Marie-Gabrielle Ineichen-Fleisch a pris ses nouvelles fonctions à la tête du SECO le 1er avril. swissinfo.ch

Les PME sont toujours un moteur décisif des exportations. Chaque année, l’Office suisse d’expansion commerciale (OSEC) leur a consacré un forum sur la politique économique extérieure. Première prise de parole de Marie-Gabrielle Ineichen-Fleisch, la nouvelle secrétaire d’Etat à l’économie.

Ce contenu a été publié le 16 avril 2011 minutes
Alexandre Künzle, swissinfo.ch

Avec seulement 0,1% de la population mondiale, la Suisse produit 1,4% des exportations. Les petites et moyennes entreprises (PME) y sont pour beaucoup, car elles sont très internationalisées.

Les raisons de cette orientation vers l’exportation sont la petitesse du marché intérieur, mais aussi le fait qu’il y a une forte demande de produits suisses à l’étranger. De bonnes conditions-cadres sont les conditions du succès et le Secrétariat d’Etat à l’économie (SECO) en est le garant.

Tour d’horizon avec Marie-Gabrielle Ineichen-Fleisch qui dirige le SECO depuis le début du mois.

swissinfo.ch: Quelles sont vos priorités?

Marie-Gabrielle Ineichen-Fleisch: Le SECO a une large palette de missions. Après la crise économique, il est prioritaire d’améliorer encore les conditions-cadres pour l’économie suisse à l’étranger. Il s’agit notamment d’obtenir un meilleur accès aux marchés et de resserrer le filet des accords de libre-échange.

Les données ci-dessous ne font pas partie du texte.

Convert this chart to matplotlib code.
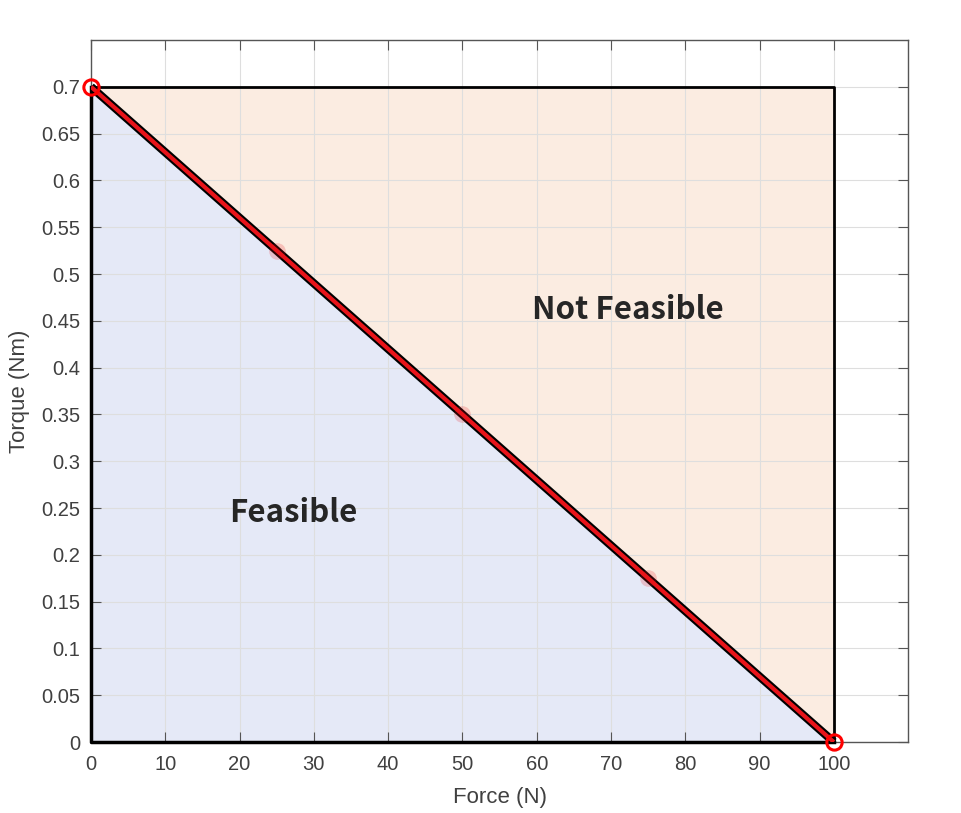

Nos relations avec l’Europe sont également prioritaires. Notre position géographique au centre du continent rend nécessaire que nous cultivions nos relations avec nos voisins et que nous développions encore nos rapports avec l’Union européenne. Par ailleurs, nous devons résoudre nos problèmes avec l’Italie. Un premier pas a été franchi dans le domaine des marchés publics, mais nous ne sommes pas au bout du chemin.

Les questions énergétiques nous occuperont aussi ces prochaines années, surtout après la catastrophe survenue au Japon.

swissinfo.ch: Cela sonne très rationnel. Est-ce qu’il n’y a pas des éléments émotionnels dans la politique économique extérieure?

M.-G. I.-F. : Et comment! Ce forum de l’OSEC l’a bien montré: sans prendre en compte les émotions, les PME ne peuvent pas appréhender correctement leurs marchés étrangers.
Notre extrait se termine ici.